While the economic forum ended Sunday, the social forum's final day is Monday, the same day the United States was supposed to close a deal to create a 34-nation Free Trade Area of the Americas stretching from Alaska to Argentina.

Though the deadline will be missed, officials plan to restart negotiations this year amid bitter opposition from leftist activists. They consider Chavez their strongest voice against the U.S.-sponsored spread of liberalized trade in Latin America, a move they say benefits multinational companies at the expense of workers.

"The imperialist forces are starting to strike against the people of Latin America and the world," Chavez said in a 90-minute speech in which he denounced President Bush for conducting foreign policy with bombs and the United States for attempting to dominate the global economy.

At one point he switched from Spanish to mostly English, denouncing the FTAA trade proposal, called ALCA in Spanish and Portuguese.

"Where is the ALCA, mister? The ALCA is dead," Chavez said to roars from the crowd.

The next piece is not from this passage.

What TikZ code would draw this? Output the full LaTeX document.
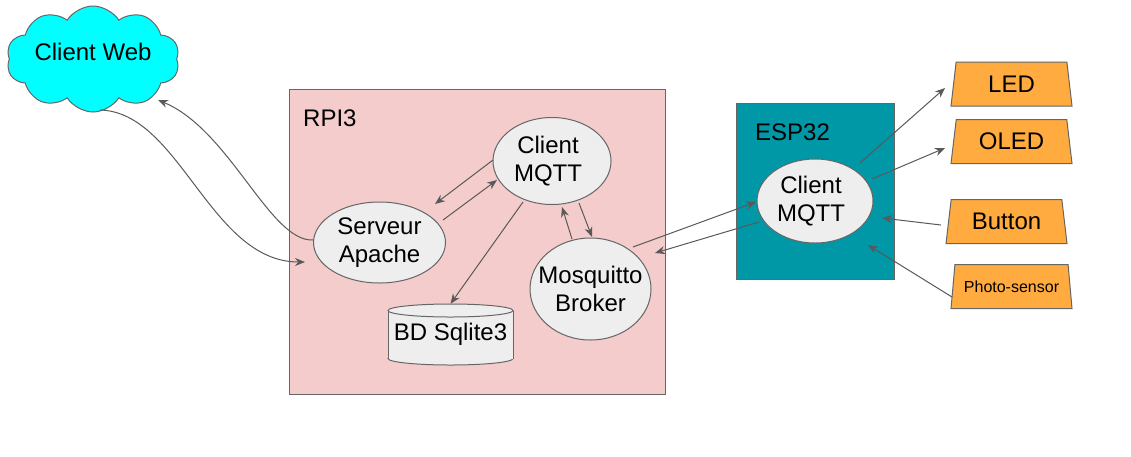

Chavez, a self-described revolutionary, is mounting an aggressive land reform campaign and funneling profits from Venezuela's oil riches to the poor as part of a political movement loosely based on the ideas of South American independence hero Simon Bolivar.

Social Forum activists also denounced Sunday's Iraqi elections and called for worldwide protests on March 19-20 to demand the withdrawal of U.S. troops.

Contrary to U.S. claims that the elections went well despite scattered suicide bombings and mortar attacks, activists said no one should trust a government elected while the country is under occupation by 150,000 American soldiers.

The call for renewed worldwide protests "marks the revival of the anti-war movement," said Walden Bello, executive director of the Thailand-based Focus on the Global South, a group opposed to war and the spread of corporate-sponsored globalization.

"These stage-managed elections are illegitimate to the core," said Bello. "The world will not fall for this ploy."

While Chavez was cheered at the social forum, some participants jeered Brazilian President Luiz Inacio Lula da Silva when he spoke Thursday, accusing him of failing to come through on promises of social reforms to eradicate Brazilian misery.

Chavez, greeted like a rock star by 15,000 activists packing a sports stadium, came to Silva's defense as he finished speaking against globalization, corporate greed and American foreign policy.

"I love Lula!" he yelled. "I respect him. Lula is a good guy with a big heart. He's a brother and a comrade." Silva is popularly known as Lula.

Brazilian activist Gledson Oliveira, who lives in the country's impoverished northeast, called Chavez "an icon of the struggling classes right now from a socialist perspective."

"I think the Brazilian public was expecting from Lula something like Chavez is providing in Venezuela," he said.